Ayanda Kota has Laid a Charge of Assault Against the Police
Ayanda Kota was released from custody on Friday afternoon. Bail was set at R500. The judge made it clear that he considered the charge of 'theft' for failure to return borrowed books to be ridiculous. Although this was not mentioned in court the fact that Ayanda has repeatedly offered to replace the books in question makes the charge even more ridiculous. The prosecutor did not even have a docket on the charges of resisting arrest and assaulting a police officer but he requested more time for 'further investigation'.
Since his release Ayanda has had the bruises, abrasions and swellings from the assault photographed and he has been to a doctor to complete the J88 form which lists the marks left on his body. The doctor's finding is that the marks left on his body are consistent with an assault. Yesterday he returned to the Grahamstown police station to lay a charge against the officers that assaulted him on Thursday afternoon last week. Brigadier Govender, the station commander, and the officers in the charge office were very polite and helpful and one of them even remarked that it just takes a few bad police officers to undermine the good work of the others. The case number is 282/1/2012.

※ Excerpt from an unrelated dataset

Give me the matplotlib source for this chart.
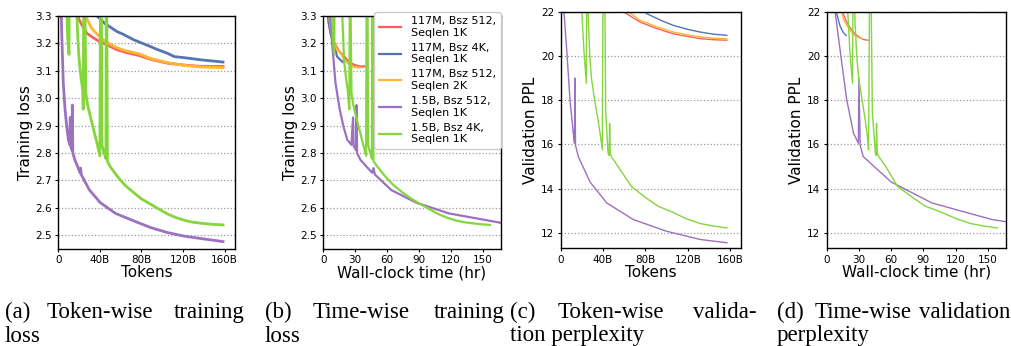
# -*- coding: utf-8 -*-
"""
Training loss / validation perplexity of GPT-2 runs, by tokens and by wall-clock time
"""

# Import Libraries -----------------------------------------------------------
import matplotlib.pyplot as plt

# Data ------------------------------------------------------------------------
# tokens in billions, time in hours
labels = ['117M, Bsz 512,\nSeqlen 1K', '117M, Bsz 4K,\nSeqlen 1K',
          '117M, Bsz 512,\nSeqlen 2K', '1.5B, Bsz 512,\nSeqlen 1K',
          '1.5B, Bsz 4K,\nSeqlen 1K']
colors = ['#f7605e', '#5574b4', '#ffb531', '#9b71c0', '#84d63b']

# training loss
red_tok = [17, 19.6, 22.7, 27.5, 33, 40.4, 45.3, 56, 64, 77.6, 89, 105, 121, 137.5, 158.5]
red_hr = [4.2, 4.8, 5.6, 6.8, 8.1, 9.9, 11.1, 13.8, 15.7, 19.1, 21.9, 25.8, 29.8, 33.8, 39.0]
red_loss = [3.36, 3.29, 3.267, 3.237, 3.222, 3.205, 3.197, 3.178, 3.168, 3.156, 3.142, 3.128, 3.121, 3.116, 3.116]

orange_tok = [24, 27.5, 32, 40.4, 45.3, 56, 64, 77.6, 89, 105, 121, 137.5, 158.5]
orange_hr = [5.2, 5.9, 6.9, 8.7, 9.7, 12.0, 13.8, 16.7, 19.1, 22.6, 26.0, 29.6, 34.1]
orange_loss = [3.36, 3.29, 3.255, 3.222, 3.207, 3.185, 3.174, 3.162, 3.145, 3.13, 3.12, 3.114, 3.112]

blue_tok = [33, 37.2, 45, 56.6, 61.5, 72.7, 89, 93.8, 105, 111.5, 121, 137.5, 158.5]
blue_hr = [3.8, 4.3, 5.2, 6.6, 7.1, 8.4, 10.3, 10.9, 12.2, 12.9, 14.0, 16.0, 18.4]
blue_loss = [3.34, 3.30, 3.272, 3.243, 3.235, 3.213, 3.188, 3.18, 3.164, 3.152, 3.148, 3.14, 3.132]

purple_tok = [2.6, 3.3, 4.8, 6.5, 8.1, 9.7, 11.0, 11.5, 12.0, 13.3, 13.5, 14.0, 16, 21,
              21.5, 22, 30, 40.4, 55, 73, 89, 105, 121, 137.5, 158.5]
purple_hr = [5.5, 7.5, 11.5, 15.5, 19, 22.5, 26.5, 28.0, 28.6, 30.8, 31.2, 31.8, 35, 46,
             47.3, 48.5, 64, 87.6, 118, 158, 192, 226, 260, 295, 340]
purple_loss = [3.35, 3.237, 3.055, 2.958, 2.897, 2.849, 2.83, 2.93, 2.825, 2.81, 2.975, 2.80,
               2.775, 2.728, 2.745, 2.722, 2.665, 2.619, 2.58, 2.552, 2.528, 2.51, 2.497,
               2.488, 2.477]

green_tok = [7.5, 9.0, 10.3, 10.6, 17.0, 18.5, 20.0, 22.0, 23.5, 24.0, 24.5, 25.5, 26.5, 28.0,
             31.0, 34.0, 37.0, 40.0, 40.6, 41.4, 42.0, 44.0, 45.8, 46.2, 46.6, 47.2, 50,
             56.6, 64, 72.7, 80, 89, 97, 105, 113, 121, 129, 137.5, 148, 158.5]
green_hr = [7.5, 9.0, 10.3, 10.6, 17.0, 18.5, 19.5, 21.5, 23.0, 24.5, 25.0, 25.5, 26.5, 28.0,
            31.0, 34.0, 37.0, 40.3, 40.8, 41.6, 42.2, 44.2, 45.8, 46.2, 46.6, 47.2, 51,
            58, 66, 75, 83, 92, 100, 108, 116, 124, 132, 140, 149, 157]
green_loss = [3.40, 3.22, 3.16, 3.40, 3.40, 3.24, 3.14, 3.07, 3.03, 2.96, 3.40, 3.40, 3.02,
              2.98, 2.93, 2.885, 2.84, 2.79, 3.40, 3.40, 2.83, 2.80, 2.78, 3.40, 3.40, 2.77,
              2.75, 2.716, 2.683, 2.655, 2.633, 2.613, 2.595, 2.578, 2.565, 2.555, 2.548,
              2.544, 2.54, 2.538]

# validation perplexity
red_vtok = [50, 59.2, 75, 90, 106.4, 120, 131.7, 145, 156.9]
red_vhr = [12.3, 14.6, 18.5, 22.1, 26.2, 29.5, 32.4, 35.7, 38.6]
red_ppl = [22.6, 22.0, 21.53, 21.25, 21.0, 20.88, 20.78, 20.73, 20.71]

orange_vtok = [52, 64, 75, 90, 106.4, 120, 131.7, 145, 156.9]
orange_vhr = [11.2, 13.8, 16.1, 19.4, 22.9, 25.8, 28.3, 31.2, 33.7]
orange_ppl = [22.6, 22.0, 21.61, 21.33, 21.08, 20.95, 20.86, 20.8, 20.78]

blue_vtok = [70, 81.3, 95, 106.4, 120, 131.7, 145, 156.9]
blue_vhr = [8.1, 9.4, 11.0, 12.3, 13.9, 15.3, 16.8, 18.2]
blue_ppl = [22.5, 21.91, 21.6, 21.38, 21.2, 21.08, 20.98, 20.93]

purple_vtok = [2.5, 3.1, 5.7, 8.8, 11.9, 13.0, 13.5, 14.0, 16.6, 27.7, 43.5, 68.6, 100, 131.7, 156.9]
purple_vhr = [5.5, 7.8, 12.5, 18.7, 25, 29.5, 30.0, 31.2, 34, 60, 98, 154, 225, 296, 350]
purple_ppl = [23.5, 22.0, 20.26, 18.0, 16.5, 16.05, 19.0, 15.95, 15.45, 14.3, 13.35, 12.6,
              12.07, 11.7, 11.55]

green_vtok = [18.5, 20.1, 22.0, 24.2, 24.6, 25.4, 26.2, 27.5, 28.9, 32, 35.3, 37.5, 39.3,
              40.0, 41.5, 42.5, 44.7, 45.8, 46.2, 46.8, 47.8, 54.2, 66.7, 80, 92, 105, 118,
              131.7, 145, 156.9]
green_vhr = [18.5, 19.7, 21.6, 24.0, 24.6, 25.6, 26.4, 28.0, 29.6, 33, 35.9, 37.8, 39.0,
             40.0, 41.2, 42.5, 45.3, 46.0, 46.4, 47.0, 48.4, 55, 66, 80, 92, 106, 120,
             134, 147, 159]
green_ppl = [23.0, 21.9, 20.2, 18.76, 23.5, 23.5, 21.5, 20.0, 19.05, 18.0, 17.1, 16.4,
             15.75, 23.5, 23.5, 17.5, 15.6, 15.5, 16.95, 15.6, 15.45, 15.0, 14.1, 13.6, 13.2,
             12.95, 12.65, 12.42, 12.3, 12.22]

# Build Plot ------------------------------------------------------------------
W, H = 1011, 346
fig = plt.figure(figsize=(W / 100, H / 100), dpi=100)


def add_ax(left, right, top, bottom):
    return fig.add_axes([left / W, 1 - bottom / H, (right - left) / W, (bottom - top) / H])


ax_a = add_ax(58.3, 235, 16, 249)
ax_b = add_ax(323.3, 500.7, 16, 249)
ax_c = add_ax(560.7, 740.7, 11.7, 248.3)
ax_d = add_ax(826.7, 1006, 11.7, 248.3)

train_tok = [red_tok, blue_tok, orange_tok, purple_tok, green_tok]
train_hr = [red_hr, blue_hr, orange_hr, purple_hr, green_hr]
train_loss = [red_loss, blue_loss, orange_loss, purple_loss, green_loss]
val_tok = [red_vtok, blue_vtok, orange_vtok, purple_vtok, green_vtok]
val_hr = [red_vhr, blue_vhr, orange_vhr, purple_vhr, green_vhr]
val_ppl = [red_ppl, blue_ppl, orange_ppl, purple_ppl, green_ppl]

for i in range(5):
    ax_a.plot(train_tok[i], train_loss[i], color=colors[i], lw=2.0)
    ax_b.plot(train_hr[i], train_loss[i], color=colors[i], lw=1.6, label=labels[i])
    ax_c.plot(val_tok[i], val_ppl[i], color=colors[i], lw=1.0)
    ax_d.plot(val_hr[i], val_ppl[i], color=colors[i], lw=1.0)

for ax in [ax_a, ax_b]:
    ax.set_ylim(2.45, 3.3)
    ax.set_yticks([2.5, 2.6, 2.7, 2.8, 2.9, 3.0, 3.1, 3.2, 3.3])
    ax.set_yticklabels(['2.5', '2.6', '2.7', '2.8', '2.9', '3.0', '3.1', '3.2', '3.3'])
    ax.set_ylabel('Training loss', fontsize=11, labelpad=2)
for ax in [ax_c, ax_d]:
    ax.set_ylim(11.3, 22)
    ax.set_yticks([12, 14, 16, 18, 20, 22])
    ax.set_ylabel('Validation PPL', fontsize=11, labelpad=2)
for ax in [ax_a, ax_c]:
    ax.set_xlim(0, 170)
    ax.set_xticks([0, 40, 80, 120, 160])
    ax.set_xticklabels(['0', '40B', '80B', '120B', '160B'])
    ax.set_xlabel('Tokens', fontsize=11, labelpad=0)
for ax in [ax_b, ax_d]:
    ax.set_xlim(0, 167)
    ax.set_xticks([0, 30, 60, 90, 120, 150])
    ax.set_xlabel('Wall-clock time (hr)', fontsize=11, labelpad=0)

for ax in [ax_a, ax_b, ax_c, ax_d]:
    ax.yaxis.grid(True, linestyle=':', color='#999999', lw=0.9)
    ax.tick_params(labelsize=7.5, length=2, pad=2.5)
    for s in ax.spines.values():
        s.set_linewidth(1.0)

ax_b.legend(loc='upper right', bbox_to_anchor=(1.0, 1.018), borderaxespad=0,
            fontsize=8, labelspacing=0.45, handlelength=2.0, handletextpad=0.9,
            framealpha=1, edgecolor='#cccccc')

# Captions (justified by hand)
cap = dict(family='Liberation Serif', fontsize=16.5, va='baseline')
y1, y2 = 1 - 318 / H, 1 - 341.5 / H
fig.text(5 / W, y1, '(a)', ha='left', **cap)
fig.text(46.7 / W, y1, 'Token-wise', ha='left', **cap)
fig.text(245 / W, y1, 'training', ha='right', **cap)
fig.text(5 / W, y2, 'loss', ha='left', **cap)
fig.text(265 / W, y1, '(b)', ha='left', **cap)
fig.text(313 / W, y1, 'Time-wise', ha='left', **cap)
fig.text(505 / W, y1, 'training', ha='right', **cap)
fig.text(265 / W, y2, 'loss', ha='left', **cap)
fig.text(510 / W, y1, '(c)', ha='left', **cap)
fig.text(558 / W, y1, 'Token-wise', ha='left', **cap)
fig.text(757 / W, y1, 'valida-', ha='right', **cap)
fig.text(510 / W, y2, 'tion perplexity', ha='left', **cap)
fig.text(777 / W, y1, '(d)', ha='left', **cap)
fig.text(815 / W, y1, 'Time-wise', ha='left', **cap)
fig.text(1010 / W, y1, 'validation', ha='right', **cap)
fig.text(777 / W, y2, 'perplexity', ha='left', **cap)

# Save the figure
plt.savefig('out.png', dpi=100)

We wish to confirm what happened on Thursday. Ayanda was asked to come to the police station to meet Detective Zulu to respond to a charge of theft that was laid against him in August last year by Rhodes Sociology lecturer Claudia Martinez-Mullen after he had misplaced three books that she had lent him - The Communist Manifesto and a selection of writings by Karl Marx and Friedrich Engels and another one by Antonio Gramsci. He was asked to be at the police station before four in the afternoon and didn't have time to take his six year old son home as he was coming directly from a meeting at Masifunde. He went to the station voluntarily and asked Richard Pithouse to go with him.
At the police station Ayanda met Detective Zulu and asked to be able to show Zulu sms's to Martinez-Mullen offering to replace the books. But Zulu was very aggressive and just said that he was taking Ayanda straight to the cells. Ayanda then said, calmly, that if he was going to be taken to the cells then the police must either allow him to phone his sister to collect his son or they must drop his son off with his family before taking him to the cells. At this point Zulu began an unprovoked assault on Ayanda with punches to the head and the body.
Ayanda was sitting down at the time while Zulu was standing. Ayanda, still sitting down, threw one punch in defence after receiving three or four blows from Zulu. Other officers then joined the assault. Ayanda was very quickly pushed to the ground and was held down as he was kicked and punched. His trousers were pulled down and he was then dragged out of the room and down the corridor. He was visibly bleeding. There is a camera in this corridor. While Ayanda was being dragged down the corridor he was punched some more and one officer called others to 'come and see the news maker of the year now'. We are requesting that the video footage from the camera in the corridor should be made public.